= Exercise =
Exactly and only the lines from the one containing "Generate a component" through the one containing "Arial, Helvetica, sans-serif';" belong in your copy. Pictures do not.

= Data for the task =
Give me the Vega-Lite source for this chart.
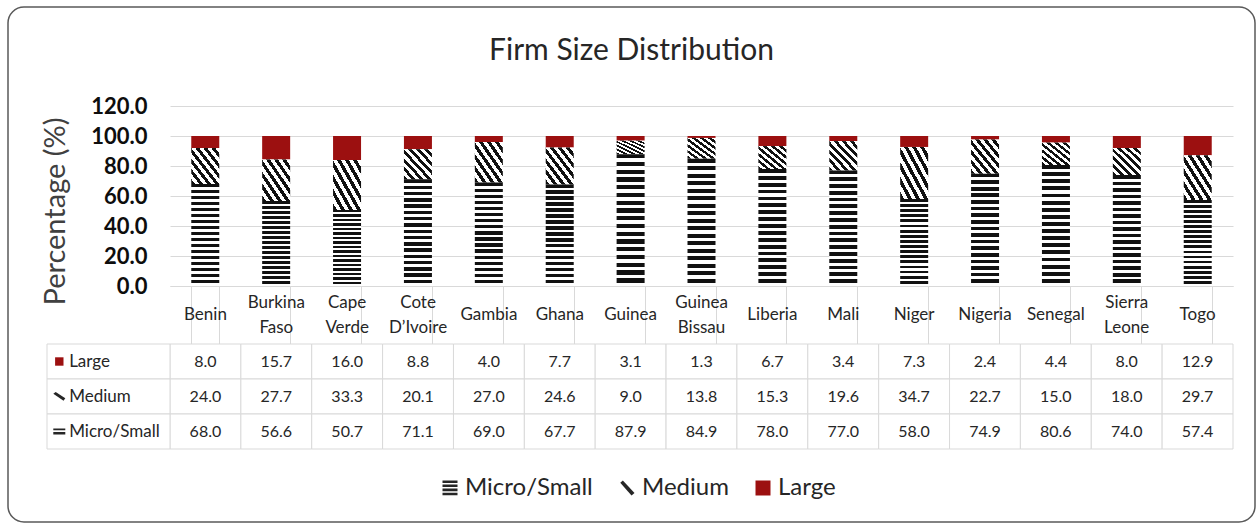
---
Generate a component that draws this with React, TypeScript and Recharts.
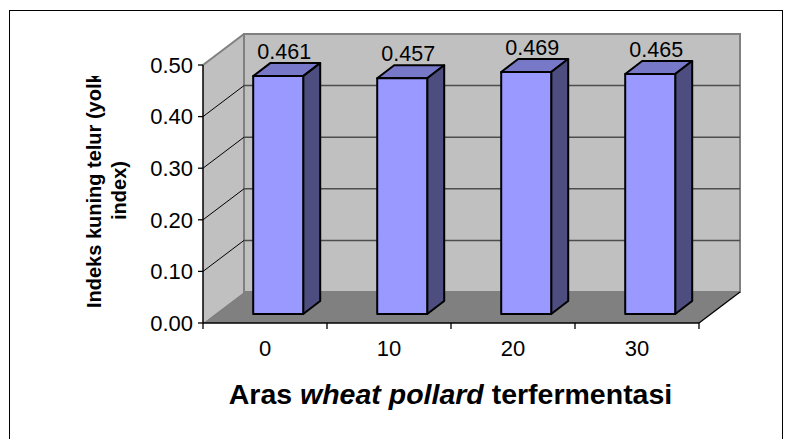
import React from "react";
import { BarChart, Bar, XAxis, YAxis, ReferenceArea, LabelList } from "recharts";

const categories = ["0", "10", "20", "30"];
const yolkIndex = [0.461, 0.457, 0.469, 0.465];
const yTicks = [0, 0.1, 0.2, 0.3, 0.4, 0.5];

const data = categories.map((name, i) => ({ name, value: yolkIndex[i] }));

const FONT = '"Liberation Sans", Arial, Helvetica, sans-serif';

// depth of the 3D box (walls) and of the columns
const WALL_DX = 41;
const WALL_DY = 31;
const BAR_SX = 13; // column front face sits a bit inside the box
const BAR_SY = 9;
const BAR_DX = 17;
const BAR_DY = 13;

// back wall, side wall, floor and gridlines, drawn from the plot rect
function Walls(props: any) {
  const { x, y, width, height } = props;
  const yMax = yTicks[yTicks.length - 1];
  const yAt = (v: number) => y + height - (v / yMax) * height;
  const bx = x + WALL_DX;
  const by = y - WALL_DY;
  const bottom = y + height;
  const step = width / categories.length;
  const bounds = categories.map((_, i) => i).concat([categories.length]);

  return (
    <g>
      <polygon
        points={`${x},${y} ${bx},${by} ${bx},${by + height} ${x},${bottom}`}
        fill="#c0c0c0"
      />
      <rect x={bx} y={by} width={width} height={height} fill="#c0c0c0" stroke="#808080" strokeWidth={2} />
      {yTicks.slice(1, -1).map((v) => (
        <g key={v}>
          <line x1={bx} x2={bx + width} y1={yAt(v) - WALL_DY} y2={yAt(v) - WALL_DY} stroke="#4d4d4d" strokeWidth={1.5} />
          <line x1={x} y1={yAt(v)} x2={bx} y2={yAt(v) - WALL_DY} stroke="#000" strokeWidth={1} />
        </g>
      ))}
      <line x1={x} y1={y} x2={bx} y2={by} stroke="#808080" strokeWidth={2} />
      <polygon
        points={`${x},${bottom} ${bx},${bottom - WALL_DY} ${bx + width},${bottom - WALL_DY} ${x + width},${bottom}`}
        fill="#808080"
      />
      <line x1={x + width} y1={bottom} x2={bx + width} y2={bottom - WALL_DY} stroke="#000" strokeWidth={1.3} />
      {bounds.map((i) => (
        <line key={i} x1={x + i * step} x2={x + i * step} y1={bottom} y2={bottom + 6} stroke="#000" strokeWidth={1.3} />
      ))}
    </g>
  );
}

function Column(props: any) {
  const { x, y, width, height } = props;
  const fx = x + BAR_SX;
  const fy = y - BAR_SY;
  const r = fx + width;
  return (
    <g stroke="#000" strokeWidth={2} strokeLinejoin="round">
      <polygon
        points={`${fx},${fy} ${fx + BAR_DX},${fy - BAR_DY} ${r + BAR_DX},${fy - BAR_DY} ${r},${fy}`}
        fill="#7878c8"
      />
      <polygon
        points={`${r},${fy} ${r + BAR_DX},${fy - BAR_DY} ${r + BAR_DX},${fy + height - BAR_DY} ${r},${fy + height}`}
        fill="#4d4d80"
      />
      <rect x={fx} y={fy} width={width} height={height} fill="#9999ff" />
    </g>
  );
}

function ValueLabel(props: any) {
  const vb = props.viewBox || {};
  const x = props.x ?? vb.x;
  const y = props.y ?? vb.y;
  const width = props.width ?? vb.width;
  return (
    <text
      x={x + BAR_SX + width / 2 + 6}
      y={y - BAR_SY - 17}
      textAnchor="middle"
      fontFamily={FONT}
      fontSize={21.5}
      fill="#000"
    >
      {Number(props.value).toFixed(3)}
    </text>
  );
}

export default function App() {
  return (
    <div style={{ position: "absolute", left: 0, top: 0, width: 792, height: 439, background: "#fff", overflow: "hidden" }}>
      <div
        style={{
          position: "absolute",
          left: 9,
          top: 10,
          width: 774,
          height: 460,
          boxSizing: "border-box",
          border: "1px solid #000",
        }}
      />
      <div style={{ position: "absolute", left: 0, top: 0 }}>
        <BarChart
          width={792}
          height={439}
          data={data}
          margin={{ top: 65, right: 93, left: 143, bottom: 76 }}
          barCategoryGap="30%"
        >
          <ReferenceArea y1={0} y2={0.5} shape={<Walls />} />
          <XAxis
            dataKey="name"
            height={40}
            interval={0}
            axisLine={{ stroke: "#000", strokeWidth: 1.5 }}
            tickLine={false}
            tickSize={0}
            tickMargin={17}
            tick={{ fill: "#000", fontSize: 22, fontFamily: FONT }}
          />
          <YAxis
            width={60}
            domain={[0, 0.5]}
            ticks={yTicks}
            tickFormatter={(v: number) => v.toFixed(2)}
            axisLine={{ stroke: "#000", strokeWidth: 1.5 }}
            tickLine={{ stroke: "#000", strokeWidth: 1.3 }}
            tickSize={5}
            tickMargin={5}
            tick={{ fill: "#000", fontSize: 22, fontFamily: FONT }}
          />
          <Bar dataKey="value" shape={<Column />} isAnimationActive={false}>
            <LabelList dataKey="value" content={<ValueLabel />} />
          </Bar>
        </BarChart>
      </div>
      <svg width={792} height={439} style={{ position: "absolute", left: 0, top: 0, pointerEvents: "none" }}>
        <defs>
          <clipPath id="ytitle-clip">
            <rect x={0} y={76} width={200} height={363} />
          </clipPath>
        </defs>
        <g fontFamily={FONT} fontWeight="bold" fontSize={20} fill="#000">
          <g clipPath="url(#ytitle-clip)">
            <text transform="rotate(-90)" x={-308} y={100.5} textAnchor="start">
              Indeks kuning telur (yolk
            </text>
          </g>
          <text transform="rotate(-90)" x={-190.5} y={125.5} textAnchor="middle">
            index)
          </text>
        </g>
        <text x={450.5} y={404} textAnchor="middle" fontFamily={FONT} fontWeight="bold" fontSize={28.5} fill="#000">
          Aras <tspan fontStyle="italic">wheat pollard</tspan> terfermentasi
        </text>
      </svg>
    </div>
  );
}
--
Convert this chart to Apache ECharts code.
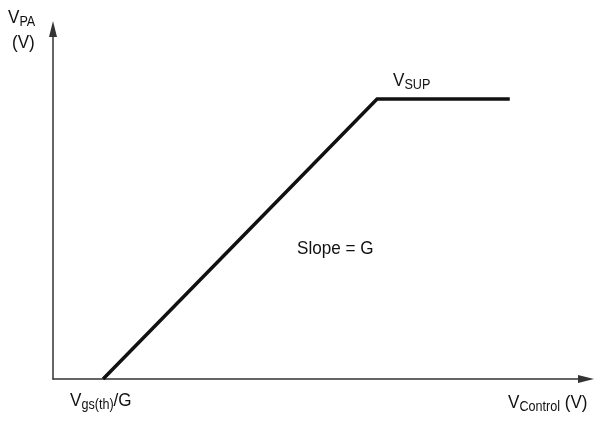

= Response to this task =
Generate a component that draws this with React, TypeScript and Recharts.
import React from "react";
import { BarChart, Bar, XAxis, YAxis, ReferenceArea, LabelList } from "recharts";

const categories = ["0", "10", "20", "30"];
const yolkIndex = [0.461, 0.457, 0.469, 0.465];
const yTicks = [0, 0.1, 0.2, 0.3, 0.4, 0.5];

const data = categories.map((name, i) => ({ name, value: yolkIndex[i] }));

const FONT = '"Liberation Sans", Arial, Helvetica, sans-serif';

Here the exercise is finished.